(Records with drawing code)

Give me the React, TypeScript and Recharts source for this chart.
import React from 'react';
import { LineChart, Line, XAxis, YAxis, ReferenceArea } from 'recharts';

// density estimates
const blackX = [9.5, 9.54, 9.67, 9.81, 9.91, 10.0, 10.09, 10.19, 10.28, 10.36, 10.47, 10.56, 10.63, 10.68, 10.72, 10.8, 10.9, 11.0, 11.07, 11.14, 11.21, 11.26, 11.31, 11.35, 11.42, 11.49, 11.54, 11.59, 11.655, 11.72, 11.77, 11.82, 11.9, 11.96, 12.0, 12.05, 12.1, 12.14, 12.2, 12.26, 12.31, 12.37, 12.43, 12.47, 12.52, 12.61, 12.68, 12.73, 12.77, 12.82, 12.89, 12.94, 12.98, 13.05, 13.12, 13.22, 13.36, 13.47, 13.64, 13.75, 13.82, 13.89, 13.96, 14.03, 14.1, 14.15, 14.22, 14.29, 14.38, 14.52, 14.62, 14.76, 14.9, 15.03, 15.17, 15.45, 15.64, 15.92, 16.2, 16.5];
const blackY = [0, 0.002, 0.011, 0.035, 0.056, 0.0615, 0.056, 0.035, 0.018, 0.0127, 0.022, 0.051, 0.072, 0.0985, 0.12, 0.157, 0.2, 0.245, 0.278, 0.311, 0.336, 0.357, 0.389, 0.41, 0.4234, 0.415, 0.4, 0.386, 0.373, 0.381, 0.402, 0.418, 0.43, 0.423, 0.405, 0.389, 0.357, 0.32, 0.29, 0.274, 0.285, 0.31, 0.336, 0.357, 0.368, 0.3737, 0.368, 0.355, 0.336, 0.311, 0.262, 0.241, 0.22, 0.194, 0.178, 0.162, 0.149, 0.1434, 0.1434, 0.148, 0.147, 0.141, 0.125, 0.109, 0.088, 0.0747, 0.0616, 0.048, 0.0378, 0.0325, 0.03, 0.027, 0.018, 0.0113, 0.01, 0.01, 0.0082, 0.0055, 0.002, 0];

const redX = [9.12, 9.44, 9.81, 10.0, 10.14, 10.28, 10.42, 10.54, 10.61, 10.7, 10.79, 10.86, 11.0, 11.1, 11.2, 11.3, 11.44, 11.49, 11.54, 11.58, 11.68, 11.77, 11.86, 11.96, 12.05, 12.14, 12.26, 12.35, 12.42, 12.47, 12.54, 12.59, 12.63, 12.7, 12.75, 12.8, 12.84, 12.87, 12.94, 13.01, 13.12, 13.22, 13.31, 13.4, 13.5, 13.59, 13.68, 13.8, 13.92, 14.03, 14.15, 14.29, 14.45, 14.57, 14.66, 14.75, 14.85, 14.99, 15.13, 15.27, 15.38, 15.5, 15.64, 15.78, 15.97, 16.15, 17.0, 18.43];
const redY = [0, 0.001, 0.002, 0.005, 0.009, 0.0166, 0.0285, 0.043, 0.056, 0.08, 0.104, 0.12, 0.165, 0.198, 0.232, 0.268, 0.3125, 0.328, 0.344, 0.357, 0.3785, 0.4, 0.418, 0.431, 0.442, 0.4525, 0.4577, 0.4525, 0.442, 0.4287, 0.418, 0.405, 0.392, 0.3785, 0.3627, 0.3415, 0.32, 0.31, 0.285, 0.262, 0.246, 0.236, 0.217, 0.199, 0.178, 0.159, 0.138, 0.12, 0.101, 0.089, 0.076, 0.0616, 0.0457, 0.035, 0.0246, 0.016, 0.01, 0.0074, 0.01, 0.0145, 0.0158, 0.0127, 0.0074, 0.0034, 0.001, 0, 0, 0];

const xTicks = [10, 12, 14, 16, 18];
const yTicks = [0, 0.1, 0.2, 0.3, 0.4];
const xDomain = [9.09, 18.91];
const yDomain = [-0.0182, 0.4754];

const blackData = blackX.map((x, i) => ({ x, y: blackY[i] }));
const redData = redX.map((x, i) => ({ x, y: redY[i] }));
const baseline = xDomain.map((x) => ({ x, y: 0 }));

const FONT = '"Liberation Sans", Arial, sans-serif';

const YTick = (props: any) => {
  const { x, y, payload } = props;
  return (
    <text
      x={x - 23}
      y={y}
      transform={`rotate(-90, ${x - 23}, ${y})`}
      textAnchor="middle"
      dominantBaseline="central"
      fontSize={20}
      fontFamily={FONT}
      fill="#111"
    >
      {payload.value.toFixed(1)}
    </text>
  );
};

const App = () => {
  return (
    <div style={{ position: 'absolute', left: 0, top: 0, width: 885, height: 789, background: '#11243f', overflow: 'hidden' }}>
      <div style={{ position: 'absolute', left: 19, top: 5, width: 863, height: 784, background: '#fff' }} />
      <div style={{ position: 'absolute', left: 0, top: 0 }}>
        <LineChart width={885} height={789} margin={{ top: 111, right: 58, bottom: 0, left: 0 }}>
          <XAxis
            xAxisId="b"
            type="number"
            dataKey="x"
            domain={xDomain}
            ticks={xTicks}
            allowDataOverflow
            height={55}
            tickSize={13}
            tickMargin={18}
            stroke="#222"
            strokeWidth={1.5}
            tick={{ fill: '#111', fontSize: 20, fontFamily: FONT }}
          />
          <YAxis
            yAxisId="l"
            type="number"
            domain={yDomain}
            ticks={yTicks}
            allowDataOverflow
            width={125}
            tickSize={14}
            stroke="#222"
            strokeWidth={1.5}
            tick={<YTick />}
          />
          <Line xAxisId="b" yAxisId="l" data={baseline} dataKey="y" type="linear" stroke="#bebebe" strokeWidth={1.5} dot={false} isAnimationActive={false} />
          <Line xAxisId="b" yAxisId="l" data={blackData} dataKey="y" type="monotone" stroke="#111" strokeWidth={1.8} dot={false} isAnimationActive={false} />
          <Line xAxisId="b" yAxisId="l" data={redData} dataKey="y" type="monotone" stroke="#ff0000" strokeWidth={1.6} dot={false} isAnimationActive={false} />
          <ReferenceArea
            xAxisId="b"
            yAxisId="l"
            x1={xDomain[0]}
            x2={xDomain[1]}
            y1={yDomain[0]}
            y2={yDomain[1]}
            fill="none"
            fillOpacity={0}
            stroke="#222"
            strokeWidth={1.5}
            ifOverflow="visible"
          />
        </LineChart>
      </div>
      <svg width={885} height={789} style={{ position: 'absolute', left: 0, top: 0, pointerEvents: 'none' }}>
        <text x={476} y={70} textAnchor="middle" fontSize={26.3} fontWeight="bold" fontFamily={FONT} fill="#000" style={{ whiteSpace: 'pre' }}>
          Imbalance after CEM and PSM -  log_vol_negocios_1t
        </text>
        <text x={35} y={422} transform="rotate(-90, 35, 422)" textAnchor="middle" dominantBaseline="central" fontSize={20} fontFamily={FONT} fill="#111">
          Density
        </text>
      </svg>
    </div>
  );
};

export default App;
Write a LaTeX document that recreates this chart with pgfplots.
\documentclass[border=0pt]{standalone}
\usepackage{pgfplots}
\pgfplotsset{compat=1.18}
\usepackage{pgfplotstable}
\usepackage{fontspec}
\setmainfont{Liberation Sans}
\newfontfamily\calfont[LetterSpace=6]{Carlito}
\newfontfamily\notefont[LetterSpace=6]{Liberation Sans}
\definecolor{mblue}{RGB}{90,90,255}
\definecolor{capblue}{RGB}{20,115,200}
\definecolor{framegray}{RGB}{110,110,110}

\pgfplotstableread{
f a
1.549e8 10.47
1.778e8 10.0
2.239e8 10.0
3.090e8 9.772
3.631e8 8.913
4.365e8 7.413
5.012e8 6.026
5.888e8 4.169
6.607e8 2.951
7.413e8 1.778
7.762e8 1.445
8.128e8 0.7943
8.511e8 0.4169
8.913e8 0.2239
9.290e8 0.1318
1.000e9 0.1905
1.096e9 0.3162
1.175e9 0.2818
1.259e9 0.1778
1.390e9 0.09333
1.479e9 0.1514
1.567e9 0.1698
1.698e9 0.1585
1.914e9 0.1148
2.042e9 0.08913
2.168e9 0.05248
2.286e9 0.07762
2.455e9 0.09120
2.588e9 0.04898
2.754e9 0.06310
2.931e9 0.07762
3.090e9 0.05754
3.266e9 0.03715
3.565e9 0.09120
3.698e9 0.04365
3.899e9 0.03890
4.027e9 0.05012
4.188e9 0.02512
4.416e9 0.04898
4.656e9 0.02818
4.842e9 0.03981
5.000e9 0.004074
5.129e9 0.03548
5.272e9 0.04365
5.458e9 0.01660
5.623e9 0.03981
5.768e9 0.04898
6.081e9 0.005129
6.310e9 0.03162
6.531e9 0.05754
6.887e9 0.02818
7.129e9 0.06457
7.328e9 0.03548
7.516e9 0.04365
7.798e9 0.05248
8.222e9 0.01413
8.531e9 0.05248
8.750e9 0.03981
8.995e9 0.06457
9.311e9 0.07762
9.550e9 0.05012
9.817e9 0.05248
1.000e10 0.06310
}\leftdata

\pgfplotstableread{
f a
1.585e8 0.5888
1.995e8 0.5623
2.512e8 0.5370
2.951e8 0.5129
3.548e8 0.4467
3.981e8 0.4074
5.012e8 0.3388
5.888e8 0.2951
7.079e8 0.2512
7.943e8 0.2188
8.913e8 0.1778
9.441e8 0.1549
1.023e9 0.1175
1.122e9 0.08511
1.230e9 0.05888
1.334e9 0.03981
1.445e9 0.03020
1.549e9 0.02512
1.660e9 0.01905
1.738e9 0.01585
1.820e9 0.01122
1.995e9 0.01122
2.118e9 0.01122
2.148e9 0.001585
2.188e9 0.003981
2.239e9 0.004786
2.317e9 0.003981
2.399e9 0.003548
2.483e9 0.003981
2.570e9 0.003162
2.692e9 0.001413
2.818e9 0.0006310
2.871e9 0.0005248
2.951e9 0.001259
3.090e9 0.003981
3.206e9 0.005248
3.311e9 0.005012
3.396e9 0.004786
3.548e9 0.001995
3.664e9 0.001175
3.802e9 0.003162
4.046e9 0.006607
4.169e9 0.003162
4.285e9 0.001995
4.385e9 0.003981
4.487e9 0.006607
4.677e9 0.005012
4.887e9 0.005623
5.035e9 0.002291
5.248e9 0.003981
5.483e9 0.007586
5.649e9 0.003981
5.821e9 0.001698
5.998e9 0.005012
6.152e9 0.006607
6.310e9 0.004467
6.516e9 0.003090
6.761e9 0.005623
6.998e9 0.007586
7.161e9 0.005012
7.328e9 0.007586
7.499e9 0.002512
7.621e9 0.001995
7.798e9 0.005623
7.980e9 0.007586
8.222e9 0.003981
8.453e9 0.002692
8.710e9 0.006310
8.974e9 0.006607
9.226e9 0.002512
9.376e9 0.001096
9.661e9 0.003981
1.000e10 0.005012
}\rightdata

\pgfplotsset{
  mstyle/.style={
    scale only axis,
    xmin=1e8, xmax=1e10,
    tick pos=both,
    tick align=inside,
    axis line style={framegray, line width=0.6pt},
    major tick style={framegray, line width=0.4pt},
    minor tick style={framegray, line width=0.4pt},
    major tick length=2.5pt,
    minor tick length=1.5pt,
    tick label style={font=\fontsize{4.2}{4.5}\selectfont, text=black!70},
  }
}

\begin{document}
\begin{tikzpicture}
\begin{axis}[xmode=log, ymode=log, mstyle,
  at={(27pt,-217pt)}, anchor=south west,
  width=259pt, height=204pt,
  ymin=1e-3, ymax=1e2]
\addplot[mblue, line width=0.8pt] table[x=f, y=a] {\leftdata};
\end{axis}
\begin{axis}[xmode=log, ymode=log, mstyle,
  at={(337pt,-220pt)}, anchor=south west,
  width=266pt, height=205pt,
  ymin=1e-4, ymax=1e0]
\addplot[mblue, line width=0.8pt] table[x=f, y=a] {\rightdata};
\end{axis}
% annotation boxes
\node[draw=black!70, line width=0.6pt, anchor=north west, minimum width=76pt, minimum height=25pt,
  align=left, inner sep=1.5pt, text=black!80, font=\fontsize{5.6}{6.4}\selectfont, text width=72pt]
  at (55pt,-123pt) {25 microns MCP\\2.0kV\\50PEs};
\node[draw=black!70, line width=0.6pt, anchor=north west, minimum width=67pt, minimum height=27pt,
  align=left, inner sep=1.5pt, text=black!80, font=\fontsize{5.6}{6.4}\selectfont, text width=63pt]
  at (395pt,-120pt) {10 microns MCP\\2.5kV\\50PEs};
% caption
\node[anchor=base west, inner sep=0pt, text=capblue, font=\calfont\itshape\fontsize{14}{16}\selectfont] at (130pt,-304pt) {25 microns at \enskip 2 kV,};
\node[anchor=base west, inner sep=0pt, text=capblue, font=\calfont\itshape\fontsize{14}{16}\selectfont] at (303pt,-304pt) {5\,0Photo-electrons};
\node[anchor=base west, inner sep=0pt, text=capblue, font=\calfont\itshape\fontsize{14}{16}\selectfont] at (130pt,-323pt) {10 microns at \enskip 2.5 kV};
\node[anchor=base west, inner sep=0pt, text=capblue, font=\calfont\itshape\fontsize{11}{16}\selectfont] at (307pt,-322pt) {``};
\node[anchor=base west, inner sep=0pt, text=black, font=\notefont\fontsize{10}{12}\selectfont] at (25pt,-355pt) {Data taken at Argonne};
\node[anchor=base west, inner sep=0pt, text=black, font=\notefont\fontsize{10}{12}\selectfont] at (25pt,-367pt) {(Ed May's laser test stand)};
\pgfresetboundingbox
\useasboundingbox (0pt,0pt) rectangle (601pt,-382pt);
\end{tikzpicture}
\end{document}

→ Given task
Lines from the start of the material above through the line containing "XAxis, YAxis, ReferenceArea" are to be duplicated exactly, and only those.

→ Exercise response
Give me the React, TypeScript and Recharts source for this chart.
import React from 'react';
import { LineChart, Line, XAxis, YAxis, ReferenceArea } from 'recharts';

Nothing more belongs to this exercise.